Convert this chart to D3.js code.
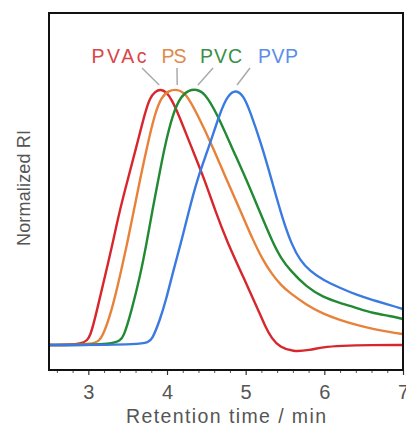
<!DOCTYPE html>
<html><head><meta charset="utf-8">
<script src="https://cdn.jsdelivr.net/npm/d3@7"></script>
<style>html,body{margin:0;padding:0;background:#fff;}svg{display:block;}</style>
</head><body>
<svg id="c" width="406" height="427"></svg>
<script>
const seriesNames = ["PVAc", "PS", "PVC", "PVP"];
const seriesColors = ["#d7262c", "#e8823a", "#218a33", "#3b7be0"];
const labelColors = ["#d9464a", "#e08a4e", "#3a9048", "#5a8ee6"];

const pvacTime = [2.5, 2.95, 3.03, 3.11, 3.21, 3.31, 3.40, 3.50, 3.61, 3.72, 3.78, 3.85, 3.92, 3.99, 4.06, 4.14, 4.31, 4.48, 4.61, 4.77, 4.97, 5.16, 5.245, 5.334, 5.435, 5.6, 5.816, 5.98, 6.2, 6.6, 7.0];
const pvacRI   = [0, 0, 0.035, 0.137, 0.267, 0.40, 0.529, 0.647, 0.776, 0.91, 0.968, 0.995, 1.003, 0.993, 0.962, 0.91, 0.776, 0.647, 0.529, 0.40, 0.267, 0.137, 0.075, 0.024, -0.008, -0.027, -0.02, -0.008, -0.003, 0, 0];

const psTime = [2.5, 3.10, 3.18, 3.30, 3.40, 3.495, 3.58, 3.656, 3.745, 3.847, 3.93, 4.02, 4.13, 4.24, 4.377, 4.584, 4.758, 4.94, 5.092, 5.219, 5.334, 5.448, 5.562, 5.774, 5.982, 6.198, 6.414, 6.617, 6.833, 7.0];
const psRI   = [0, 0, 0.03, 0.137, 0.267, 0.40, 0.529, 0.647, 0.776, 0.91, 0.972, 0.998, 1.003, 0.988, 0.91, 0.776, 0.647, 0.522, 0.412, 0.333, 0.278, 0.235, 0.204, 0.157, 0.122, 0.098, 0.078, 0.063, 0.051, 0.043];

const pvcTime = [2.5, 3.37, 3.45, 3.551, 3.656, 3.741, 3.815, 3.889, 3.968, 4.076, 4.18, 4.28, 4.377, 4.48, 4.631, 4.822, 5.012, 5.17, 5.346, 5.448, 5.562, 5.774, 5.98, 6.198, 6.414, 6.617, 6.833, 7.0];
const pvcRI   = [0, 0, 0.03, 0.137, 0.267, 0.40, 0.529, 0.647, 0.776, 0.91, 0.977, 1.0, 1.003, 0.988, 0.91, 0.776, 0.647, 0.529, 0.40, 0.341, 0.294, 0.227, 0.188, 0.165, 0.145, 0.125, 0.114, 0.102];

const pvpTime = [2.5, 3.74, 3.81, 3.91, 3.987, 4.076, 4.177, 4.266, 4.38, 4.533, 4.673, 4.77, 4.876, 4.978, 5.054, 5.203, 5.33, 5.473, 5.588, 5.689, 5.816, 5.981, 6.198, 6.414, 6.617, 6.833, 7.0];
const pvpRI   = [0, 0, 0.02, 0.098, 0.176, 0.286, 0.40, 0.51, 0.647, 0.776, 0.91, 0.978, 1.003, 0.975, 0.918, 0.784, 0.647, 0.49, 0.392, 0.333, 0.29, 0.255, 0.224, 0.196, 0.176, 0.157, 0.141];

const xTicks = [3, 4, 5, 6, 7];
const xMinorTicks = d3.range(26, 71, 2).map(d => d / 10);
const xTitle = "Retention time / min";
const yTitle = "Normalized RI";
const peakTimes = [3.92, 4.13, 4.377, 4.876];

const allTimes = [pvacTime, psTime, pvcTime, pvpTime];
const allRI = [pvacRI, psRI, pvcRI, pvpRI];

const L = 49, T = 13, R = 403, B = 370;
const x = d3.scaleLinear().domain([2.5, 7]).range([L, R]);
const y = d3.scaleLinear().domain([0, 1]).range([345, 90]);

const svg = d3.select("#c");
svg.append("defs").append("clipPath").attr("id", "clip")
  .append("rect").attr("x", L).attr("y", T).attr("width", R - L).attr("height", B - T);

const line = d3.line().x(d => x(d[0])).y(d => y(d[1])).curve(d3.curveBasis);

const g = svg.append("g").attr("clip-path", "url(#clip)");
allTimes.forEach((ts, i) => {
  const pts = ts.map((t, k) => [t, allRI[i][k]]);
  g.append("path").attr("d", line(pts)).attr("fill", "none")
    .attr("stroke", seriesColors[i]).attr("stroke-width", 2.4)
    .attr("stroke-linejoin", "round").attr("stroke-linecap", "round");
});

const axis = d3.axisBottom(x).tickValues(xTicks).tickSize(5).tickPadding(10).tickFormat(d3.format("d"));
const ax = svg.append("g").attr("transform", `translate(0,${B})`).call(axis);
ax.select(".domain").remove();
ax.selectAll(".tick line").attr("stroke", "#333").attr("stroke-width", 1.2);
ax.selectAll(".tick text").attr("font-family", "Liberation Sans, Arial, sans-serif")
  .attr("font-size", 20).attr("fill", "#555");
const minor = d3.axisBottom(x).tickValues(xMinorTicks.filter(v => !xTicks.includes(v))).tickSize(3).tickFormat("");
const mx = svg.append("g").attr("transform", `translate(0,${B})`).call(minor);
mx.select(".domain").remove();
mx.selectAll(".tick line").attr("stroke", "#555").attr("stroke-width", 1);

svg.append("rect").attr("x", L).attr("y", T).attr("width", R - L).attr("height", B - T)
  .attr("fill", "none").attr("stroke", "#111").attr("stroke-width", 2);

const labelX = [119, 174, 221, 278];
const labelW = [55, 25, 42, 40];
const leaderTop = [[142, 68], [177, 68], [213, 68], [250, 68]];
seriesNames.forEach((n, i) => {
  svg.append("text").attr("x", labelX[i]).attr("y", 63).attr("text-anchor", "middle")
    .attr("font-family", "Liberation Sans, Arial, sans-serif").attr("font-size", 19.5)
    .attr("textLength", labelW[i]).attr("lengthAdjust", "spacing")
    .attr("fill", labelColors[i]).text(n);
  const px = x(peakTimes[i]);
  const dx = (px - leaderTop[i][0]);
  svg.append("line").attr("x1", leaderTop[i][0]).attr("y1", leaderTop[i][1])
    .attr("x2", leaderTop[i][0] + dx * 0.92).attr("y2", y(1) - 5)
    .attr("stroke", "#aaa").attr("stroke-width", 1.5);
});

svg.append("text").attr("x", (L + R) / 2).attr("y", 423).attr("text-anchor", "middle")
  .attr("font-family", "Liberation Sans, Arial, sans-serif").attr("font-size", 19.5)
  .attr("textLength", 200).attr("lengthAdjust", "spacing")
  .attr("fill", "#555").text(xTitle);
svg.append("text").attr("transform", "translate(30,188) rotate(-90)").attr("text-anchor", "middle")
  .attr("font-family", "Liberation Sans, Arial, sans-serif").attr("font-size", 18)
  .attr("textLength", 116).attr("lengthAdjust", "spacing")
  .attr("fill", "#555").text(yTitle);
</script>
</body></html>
# # #
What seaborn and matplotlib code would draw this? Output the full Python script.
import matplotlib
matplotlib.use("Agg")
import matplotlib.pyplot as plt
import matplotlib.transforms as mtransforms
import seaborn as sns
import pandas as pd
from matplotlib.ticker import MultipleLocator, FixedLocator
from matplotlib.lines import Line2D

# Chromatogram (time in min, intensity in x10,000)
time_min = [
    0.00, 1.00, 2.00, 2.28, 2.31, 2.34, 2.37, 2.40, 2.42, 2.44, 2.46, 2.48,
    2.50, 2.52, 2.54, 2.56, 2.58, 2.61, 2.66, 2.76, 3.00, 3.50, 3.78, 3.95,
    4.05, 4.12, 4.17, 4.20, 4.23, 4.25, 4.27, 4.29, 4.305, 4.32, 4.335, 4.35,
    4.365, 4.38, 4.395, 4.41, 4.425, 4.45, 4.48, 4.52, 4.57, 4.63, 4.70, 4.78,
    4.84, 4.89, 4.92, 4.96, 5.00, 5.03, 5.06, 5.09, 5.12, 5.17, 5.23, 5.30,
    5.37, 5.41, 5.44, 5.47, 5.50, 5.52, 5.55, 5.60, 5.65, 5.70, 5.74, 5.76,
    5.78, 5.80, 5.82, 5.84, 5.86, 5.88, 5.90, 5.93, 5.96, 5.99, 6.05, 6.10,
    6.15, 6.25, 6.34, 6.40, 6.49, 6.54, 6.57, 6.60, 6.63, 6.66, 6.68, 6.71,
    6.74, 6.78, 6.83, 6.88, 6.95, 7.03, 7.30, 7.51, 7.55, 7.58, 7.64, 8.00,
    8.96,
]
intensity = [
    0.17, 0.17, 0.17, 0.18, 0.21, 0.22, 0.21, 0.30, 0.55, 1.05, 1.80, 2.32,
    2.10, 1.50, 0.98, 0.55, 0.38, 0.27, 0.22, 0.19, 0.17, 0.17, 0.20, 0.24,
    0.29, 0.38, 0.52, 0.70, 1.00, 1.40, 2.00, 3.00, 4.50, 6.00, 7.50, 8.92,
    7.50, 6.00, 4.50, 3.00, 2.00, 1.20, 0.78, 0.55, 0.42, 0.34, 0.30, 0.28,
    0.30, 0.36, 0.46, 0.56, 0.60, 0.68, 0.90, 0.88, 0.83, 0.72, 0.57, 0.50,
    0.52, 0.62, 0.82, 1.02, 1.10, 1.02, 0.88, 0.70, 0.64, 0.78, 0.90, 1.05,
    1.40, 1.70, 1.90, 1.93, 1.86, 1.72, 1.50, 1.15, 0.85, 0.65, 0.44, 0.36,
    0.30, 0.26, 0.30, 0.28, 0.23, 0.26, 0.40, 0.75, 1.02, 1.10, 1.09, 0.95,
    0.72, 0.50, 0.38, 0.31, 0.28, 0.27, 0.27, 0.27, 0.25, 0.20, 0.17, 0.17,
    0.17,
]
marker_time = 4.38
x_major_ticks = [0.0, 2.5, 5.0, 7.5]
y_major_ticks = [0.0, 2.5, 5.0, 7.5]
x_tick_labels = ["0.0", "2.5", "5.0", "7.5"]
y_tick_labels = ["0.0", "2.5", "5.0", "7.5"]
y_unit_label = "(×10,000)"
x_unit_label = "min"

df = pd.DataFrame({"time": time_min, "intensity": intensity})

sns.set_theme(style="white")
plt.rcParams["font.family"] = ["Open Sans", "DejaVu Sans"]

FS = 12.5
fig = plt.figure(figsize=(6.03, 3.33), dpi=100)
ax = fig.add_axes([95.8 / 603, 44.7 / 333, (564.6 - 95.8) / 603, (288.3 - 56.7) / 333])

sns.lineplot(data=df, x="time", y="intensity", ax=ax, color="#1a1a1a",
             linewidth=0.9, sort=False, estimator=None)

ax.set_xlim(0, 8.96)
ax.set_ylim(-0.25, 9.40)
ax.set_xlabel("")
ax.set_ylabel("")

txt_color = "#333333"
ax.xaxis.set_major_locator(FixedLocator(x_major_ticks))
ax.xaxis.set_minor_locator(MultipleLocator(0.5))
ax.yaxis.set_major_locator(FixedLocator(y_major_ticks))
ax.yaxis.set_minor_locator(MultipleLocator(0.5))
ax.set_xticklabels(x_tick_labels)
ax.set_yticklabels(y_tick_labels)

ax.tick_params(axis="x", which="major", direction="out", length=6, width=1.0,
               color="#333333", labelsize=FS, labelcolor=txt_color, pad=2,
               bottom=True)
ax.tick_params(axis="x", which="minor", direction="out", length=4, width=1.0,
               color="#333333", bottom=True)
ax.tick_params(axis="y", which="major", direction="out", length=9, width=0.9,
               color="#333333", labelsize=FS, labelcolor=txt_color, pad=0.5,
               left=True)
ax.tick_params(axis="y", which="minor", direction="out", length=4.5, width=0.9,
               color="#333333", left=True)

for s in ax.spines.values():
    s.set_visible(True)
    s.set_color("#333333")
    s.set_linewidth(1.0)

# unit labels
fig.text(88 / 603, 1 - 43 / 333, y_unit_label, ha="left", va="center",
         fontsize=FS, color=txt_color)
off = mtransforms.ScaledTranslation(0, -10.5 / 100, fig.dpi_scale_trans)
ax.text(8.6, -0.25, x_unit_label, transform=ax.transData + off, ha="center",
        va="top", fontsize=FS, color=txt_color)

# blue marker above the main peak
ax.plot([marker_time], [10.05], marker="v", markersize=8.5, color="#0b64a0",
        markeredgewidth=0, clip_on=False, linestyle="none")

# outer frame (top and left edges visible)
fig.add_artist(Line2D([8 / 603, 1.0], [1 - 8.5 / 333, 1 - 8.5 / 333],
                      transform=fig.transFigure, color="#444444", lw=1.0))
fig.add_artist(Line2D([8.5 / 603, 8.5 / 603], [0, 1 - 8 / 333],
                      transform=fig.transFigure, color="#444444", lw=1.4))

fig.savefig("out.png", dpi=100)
# # #
Task details: Give back only the lines from the one holding "Convert this chart to D3.js code." through the one holding "0.125, 0.114, 0.102];", both kept, exactly as written. Omit the images.

Result for this task:
Convert this chart to D3.js code.
<!DOCTYPE html>
<html><head><meta charset="utf-8">
<script src="https://cdn.jsdelivr.net/npm/d3@7"></script>
<style>html,body{margin:0;padding:0;background:#fff;}svg{display:block;}</style>
</head><body>
<svg id="c" width="406" height="427"></svg>
<script>
const seriesNames = ["PVAc", "PS", "PVC", "PVP"];
const seriesColors = ["#d7262c", "#e8823a", "#218a33", "#3b7be0"];
const labelColors = ["#d9464a", "#e08a4e", "#3a9048", "#5a8ee6"];

const pvacTime = [2.5, 2.95, 3.03, 3.11, 3.21, 3.31, 3.40, 3.50, 3.61, 3.72, 3.78, 3.85, 3.92, 3.99, 4.06, 4.14, 4.31, 4.48, 4.61, 4.77, 4.97, 5.16, 5.245, 5.334, 5.435, 5.6, 5.816, 5.98, 6.2, 6.6, 7.0];
const pvacRI   = [0, 0, 0.035, 0.137, 0.267, 0.40, 0.529, 0.647, 0.776, 0.91, 0.968, 0.995, 1.003, 0.993, 0.962, 0.91, 0.776, 0.647, 0.529, 0.40, 0.267, 0.137, 0.075, 0.024, -0.008, -0.027, -0.02, -0.008, -0.003, 0, 0];

const psTime = [2.5, 3.10, 3.18, 3.30, 3.40, 3.495, 3.58, 3.656, 3.745, 3.847, 3.93, 4.02, 4.13, 4.24, 4.377, 4.584, 4.758, 4.94, 5.092, 5.219, 5.334, 5.448, 5.562, 5.774, 5.982, 6.198, 6.414, 6.617, 6.833, 7.0];
const psRI   = [0, 0, 0.03, 0.137, 0.267, 0.40, 0.529, 0.647, 0.776, 0.91, 0.972, 0.998, 1.003, 0.988, 0.91, 0.776, 0.647, 0.522, 0.412, 0.333, 0.278, 0.235, 0.204, 0.157, 0.122, 0.098, 0.078, 0.063, 0.051, 0.043];

const pvcTime = [2.5, 3.37, 3.45, 3.551, 3.656, 3.741, 3.815, 3.889, 3.968, 4.076, 4.18, 4.28, 4.377, 4.48, 4.631, 4.822, 5.012, 5.17, 5.346, 5.448, 5.562, 5.774, 5.98, 6.198, 6.414, 6.617, 6.833, 7.0];
const pvcRI   = [0, 0, 0.03, 0.137, 0.267, 0.40, 0.529, 0.647, 0.776, 0.91, 0.977, 1.0, 1.003, 0.988, 0.91, 0.776, 0.647, 0.529, 0.40, 0.341, 0.294, 0.227, 0.188, 0.165, 0.145, 0.125, 0.114, 0.102];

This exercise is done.